When determining how to buy stock, the most important decision you have to make does not actually involve stocks, bonds or mutual funds. Figuring out which stock to buy requires you to make an important decision first: what brokerage service to use? Finding a broker or brokerage service on the internet is easy. The harder question is, how to choose the right broker?
Don’t Pay Huge Commissions: Consider starting out with an online broker. Using an online broker could be dangerous for novice investors who do not understand which stock to buy. However, using a full service research firm, that doesn’t take commissions on your trades, gives you the ins and outs on how to buy stock in the market. As you become a seasoned investor continuing to use an account executive at Small Cap Resource provides you with entry and exit strategies, increasing your overall percentage gains.
Down Time Review: When you use an online broker, down time is extremely important. Before you sign up for a service, visit their website several times throughout the day, paying particular attention to trading hours. Review how quickly their sites load and click on links to make sure the site is functioning properly.
Online Broker ≠ Online Only: Most of us are on computers for a good chunk of the day, but we can’t always be on the internet. Find out if the online broker you are considering offers multiple trading options. Many online brokers offer alternatives like phone trades or mobile apps. Not all trading methods are created equal, you should find out how much these alternative methods cost before you use one; they could be more expensive.
Compare The Services: There are several differences to consider when picking a service. Some services require higher minimums or charge larger fees. Compare the services to see which one fits your specific needs. For your convenience, we have included a comparison of the top online brokerage services.

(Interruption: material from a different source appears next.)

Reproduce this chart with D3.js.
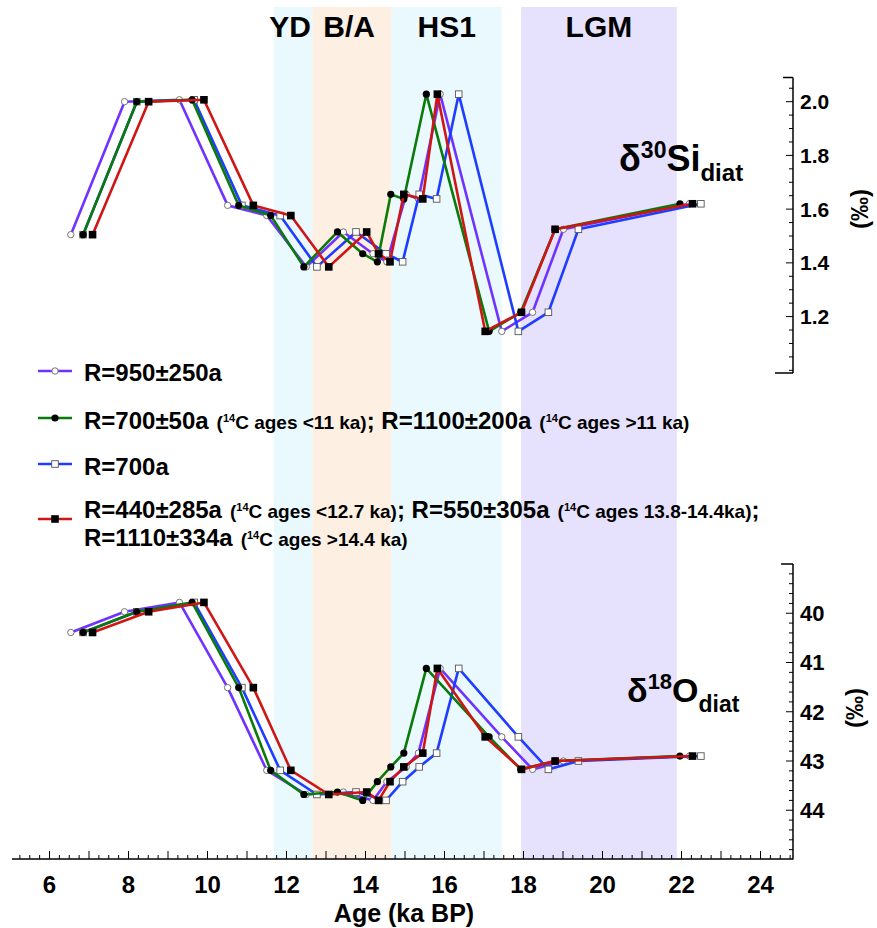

Fees: Using an online broker is a way to effectively save money, especially if you use an online broker in conjunction with an account executive service, like Small Cap Resource. Commissions for online trading range from a dollar to anywhere in the low teens, assuming you make the trade online.
Minimums: Some online brokers may charge a minimum to open and maintain the account. Take some time to review these minimums; it will give you a better idea of the service that is right for you. The nice thing about using an online broker is that they don’t traditionally require minimums over $2,500. This is another advantage of using an online broker versus a full service brokerage firm, which could have minimums as high as $10,000.

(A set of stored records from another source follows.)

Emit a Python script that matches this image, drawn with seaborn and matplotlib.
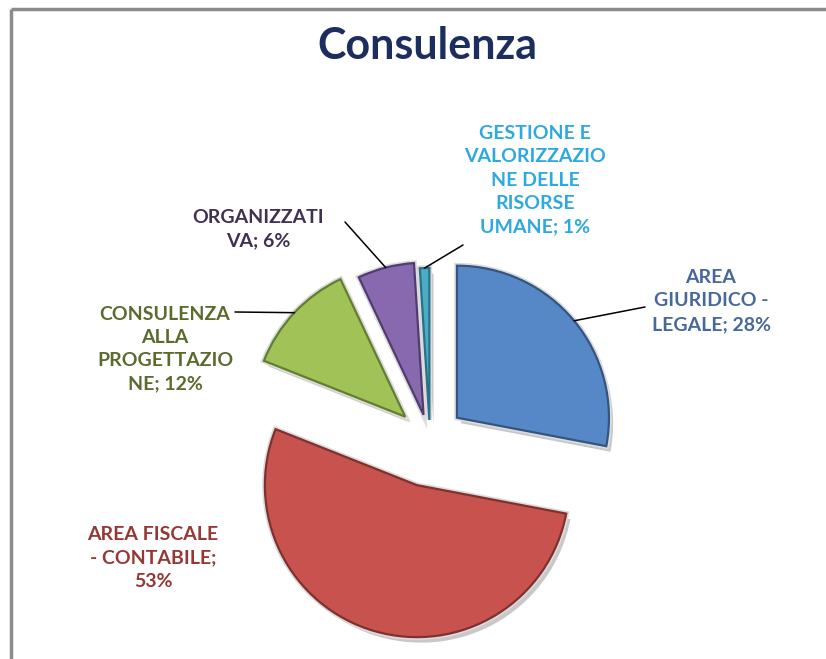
import numpy as np
import matplotlib
matplotlib.use("Agg")
import matplotlib.pyplot as plt
import matplotlib.patheffects as pe
import seaborn as sns

sns.set_theme(style="white")
plt.rcParams['font.family'] = ['Lato', 'DejaVu Sans']

# data (percent), clockwise from 12 o'clock
categories = ["AREA GIURIDICO - LEGALE", "AREA FISCALE - CONTABILE",
              "CONSULENZA ALLA PROGETTAZIONE", "ORGANIZZATIVA",
              "GESTIONE E VALORIZZAZIONE DELLE RISORSE UMANE"]
values = [28, 53, 12, 6, 1]
labels = ["AREA\nGIURIDICO -\nLEGALE; 28%",
          "AREA FISCALE\n- CONTABILE;\n53%",
          "CONSULENZA\nALLA\nPROGETTAZIO\nNE; 12%",
          "ORGANIZZATI\nVA; 6%",
          "GESTIONE E\nVALORIZZAZIO\nNE DELLE\nRISORSE\nUMANE; 1%"]
colors = ["#5688C8", "#C8524E", "#A0C257", "#8868AE", "#4BACC6"]
edge_colors = ["#34557F", "#80302E", "#637E30", "#503C6E", "#2A7088"]
label_colors = ["#46689A", "#953735", "#5A6B2C", "#403152", "#2DA9DF"]

W, H = 826, 659
R = 152
cx, cy = 430, H - 440
# explode distance in pixels (pie offsets are in data units)
explode = [35, 47, 34, 26, 20]

fig = plt.figure(figsize=(W / 100, H / 100), dpi=100)
ax = fig.add_axes([0, 0, 1, 1])

wedges, _ = ax.pie(values, colors=colors, explode=explode, startangle=90,
                   counterclock=False, radius=R, center=(cx, cy),
                   wedgeprops=dict(linewidth=1.6))
for w, ec in zip(wedges, edge_colors):
    w.set_edgecolor(ec)
    w.set_path_effects([pe.SimplePatchShadow(offset=(3, -4), shadow_rgbFace="#777777", alpha=0.4),
                        pe.Stroke(linewidth=4, foreground="#dcdcdc"),
                        pe.Normal()])

ax.set_xlim(0, W)
ax.set_ylim(0, H)
ax.set_aspect('auto')
ax.axis('off')

# label placement (pixel coords, y from top) and leader line ends
label_pos = [(711, 301), (153, 558), (165, 349), (258, 229), (535, 180)]
leader_end = [(645, 307), None, (235, 312), (345, 222), (463, 245)]

for i, w in enumerate(wedges):
    x, y = label_pos[i]
    ax.text(x, H - y, labels[i], ha='center', va='center', fontsize=14,
            fontweight='bold', color=label_colors[i], linespacing=1.45)
    if leader_end[i] is not None:
        mid = np.deg2rad((w.theta1 + w.theta2) / 2)
        ax0 = w.center[0] + w.r * np.cos(mid)
        ay0 = w.center[1] + w.r * np.sin(mid)
        ex, ey = leader_end[i]
        ax.plot([ax0, ex], [ay0, H - ey], color="black", lw=1.1)

ax.text(427, H - 46, "Consulenza", ha='center', va='center', fontsize=31,
        fontweight='bold', color="#1B2E5E")

# frame border (top and left, as in the screenshot)
ax.plot([11, W], [H - 9, H - 9], color="#8c8c8c", lw=2.5, solid_capstyle='butt')
ax.plot([11, 11], [H - 9, 0], color="#8c8c8c", lw=2.5, solid_capstyle='butt')

fig.savefig("out.png", dpi=100)
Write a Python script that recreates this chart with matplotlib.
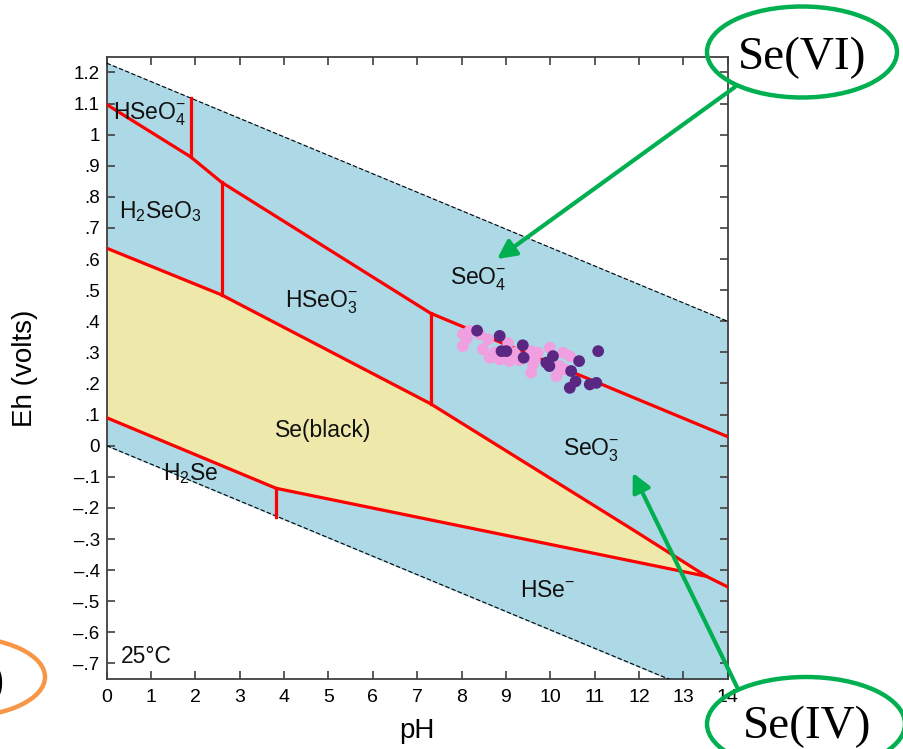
import matplotlib.pyplot as plt
from matplotlib.patches import Ellipse, Polygon

plt.rcParams['font.family'] = ['Liberation Sans', 'DejaVu Sans']
plt.rcParams['mathtext.fontset'] = 'custom'
plt.rcParams['mathtext.rm'] = 'Liberation Sans'
plt.rcParams['mathtext.it'] = 'Liberation Sans'

# water stability limits
water_ph = [0, 14]
water_top = [1.23, 0.40]
water_bot = [0.0, -0.829]

# red boundaries (pH, Eh)
upper_ph = [0, 1.89, 2.59, 7.30, 14]
upper_eh = [1.097, 0.929, 0.847, 0.426, 0.029]
se_top_ph = [0, 2.59, 7.30, 11.86, 13.52, 14]
se_top_eh = [0.635, 0.485, 0.135, -0.27, -0.42, -0.454]
se_bot_ph = [0, 3.82, 13.52]
se_bot_eh = [0.09, -0.137, -0.42]
vert_ph = [1.89, 2.59, 7.30, 3.82]
vert_lo = [0.929, 0.485, 0.135, -0.229]
vert_hi = [1.118, 0.847, 0.426, -0.137]

# samples
pink_ph = [8.03, 8.03, 8.12, 8.18, 8.41, 8.60, 8.48, 8.63, 8.75, 8.86, 9.05, 9.08, 9.20, 9.30,
           9.57, 9.72, 9.61, 9.57, 9.65, 9.99, 10.29, 10.44, 10.21, 10.32, 10.14]
pink_eh = [0.358, 0.320, 0.345, 0.369, 0.358, 0.342, 0.310, 0.283, 0.300, 0.277, 0.330, 0.272, 0.299, 0.275,
           0.304, 0.299, 0.261, 0.235, 0.277, 0.315, 0.299, 0.288, 0.256, 0.245, 0.224]
dark_ph = [8.35, 8.86, 8.90, 9.01, 9.38, 9.40, 9.91, 9.98, 10.06, 10.47, 10.65, 10.57, 10.44, 10.89, 11.04, 11.08]
dark_eh = [0.370, 0.353, 0.304, 0.304, 0.323, 0.283, 0.267, 0.256, 0.288, 0.240, 0.272, 0.207, 0.186, 0.197, 0.202, 0.304]

# species labels (pH, Eh, text)
species = [
    (0.14, 1.048, r'$\mathrm{HSeO_4^{-}}$'),
    (0.28, 0.732, r'$\mathrm{H_2SeO_3}$'),
    (7.75, 0.519, r'$\mathrm{SeO_4^{-}}$'),
    (4.01, 0.445, r'$\mathrm{HSeO_3^{-}}$'),
    (3.79, 0.029, 'Se(black)'),
    (10.28, -0.032, r'$\mathrm{SeO_3^{-}}$'),
    (1.28, -0.110, r'$\mathrm{H_2Se}$'),
    (9.31, -0.486, r'$\mathrm{HSe^{-}}$'),
    (0.33, -0.699, '25°C'),
]

xticks = list(range(0, 15))
yticks = [-0.7, -0.6, -0.5, -0.4, -0.3, -0.2, -0.1, 0, 0.1, 0.2, 0.3, 0.4, 0.5, 0.6, 0.7, 0.8, 0.9, 1.0, 1.1, 1.2]
ylabels = ['–.7', '–.6', '–.5', '–.4', '–.3', '–.2', '–.1', '0', '.1', '.2', '.3', '.4', '.5', '.6',
           '.7', '.8', '.9', '1', '1.1', '1.2']

fig = plt.figure(figsize=(9.04, 7.49), dpi=100)
ax = fig.add_axes([0.118, 0.0935, 0.687, 0.8305])

ax.fill_between(water_ph, water_top, water_bot, color='#add8e6', zorder=1)
yellow = list(zip(se_top_ph[:-1], se_top_eh[:-1])) + list(zip(se_bot_ph[::-1], se_bot_eh[::-1]))
ax.add_patch(Polygon(yellow, closed=True, color='#eee8aa', zorder=2))
ax.plot(water_ph, water_top, color='black', lw=0.8, ls=(0, (4, 2)), zorder=3)
ax.plot(water_ph, water_bot, color='black', lw=0.8, ls=(0, (4, 2)), zorder=3)

ax.plot(upper_ph, upper_eh, color='red', lw=2.3, zorder=4)
ax.plot(se_top_ph, se_top_eh, color='red', lw=2.3, zorder=4)
ax.plot(se_bot_ph, se_bot_eh, color='red', lw=2.3, zorder=4)
for p, lo, hi in zip(vert_ph, vert_lo, vert_hi):
    ax.plot([p, p], [lo, hi], color='red', lw=2.3, zorder=4)

ax.scatter(pink_ph, pink_eh, s=72, color='#f0a0e0', edgecolors='none', zorder=5)
ax.scatter(dark_ph, dark_eh, s=72, color='#5a2882', edgecolors='none', zorder=6)

for x, y, t in species:
    ax.text(x, y, t, fontsize=16.5, ha='left', va='baseline', color='#111111', zorder=7)

ax.set_xlim(0, 14)
ax.set_ylim(-0.75, 1.25)
ax.set_xticks(xticks)
ax.set_yticks(yticks)
ax.set_yticklabels(ylabels)
ax.tick_params(direction='in', top=True, right=True, length=6, width=1.2, color='#404040')
ax.tick_params(axis='x', pad=7, labelsize=14)
ax.tick_params(axis='y', pad=5, labelsize=13.5)
for s in ax.spines.values():
    s.set_color('#404040')
    s.set_linewidth(1.3)
ax.set_xlabel('pH', fontsize=20)
ax.set_ylabel('Eh (volts)', fontsize=20)
ax.xaxis.set_label_coords(0.5, -0.063)
ax.yaxis.set_label_coords(-0.111, 0.5)

# callouts on top, in figure pixels
ov = fig.add_axes([0, 0, 1, 1], zorder=10)
ov.set_xlim(0, 904)
ov.set_ylim(749, 0)
ov.axis('off')
ov.patch.set_alpha(0)

green = '#00b050'
ov.add_patch(Ellipse((802, 52), 190, 91, fill=False, ec=green, lw=3.2))
ov.text(802, 58, 'Se(VI)', fontsize=34, family='Liberation Serif', ha='center', va='center')
ov.add_patch(Ellipse((806, 724), 198, 94, fill=False, ec=green, lw=3.2))
ov.text(807, 727, 'Se(IV)', fontsize=34, family='Liberation Serif', ha='center', va='center')
ov.add_patch(Ellipse((-40, 677), 170, 80, fill=False, ec='#f79646', lw=3.2))
ov.text(5, 683, 'Se(0)', fontsize=34, family='Liberation Serif', ha='right', va='center')

ov.annotate('', xy=(8.8, 0.60), xycoords=ax.transData, xytext=(735, 87), textcoords='data',
            arrowprops=dict(arrowstyle='-|>', color=green, lw=3, mutation_scale=28, shrinkA=0, shrinkB=0))
ov.annotate('', xy=(11.86, -0.087), xycoords=ax.transData, xytext=(737, 687), textcoords='data',
            arrowprops=dict(arrowstyle='-|>', color=green, lw=3, mutation_scale=28, shrinkA=0, shrinkB=0))

fig.savefig('out.png', dpi=100)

Products: Most people only think of stocks when they start to consider a brokerage service. However, many online brokers offer a wider range of products including Forex, Mutual Funds, Bonds, Options and Futures. These services aren’t always offered at every online brokerage.
Customer Service: Many online brokerage firms offer several contact options: live chat, phone service and frequently asked questions, to name a few. They do not all offer the same level or quality of support; you may want to try contacting them via live chat or with a call before you open an account.
Free Trades: Many online brokerage services offer a set number of commission-free trades, making online brokers that much more enticing. Don’t allow these commission-free trades to be the only factor you consider, but keep it in mind as you make your decision.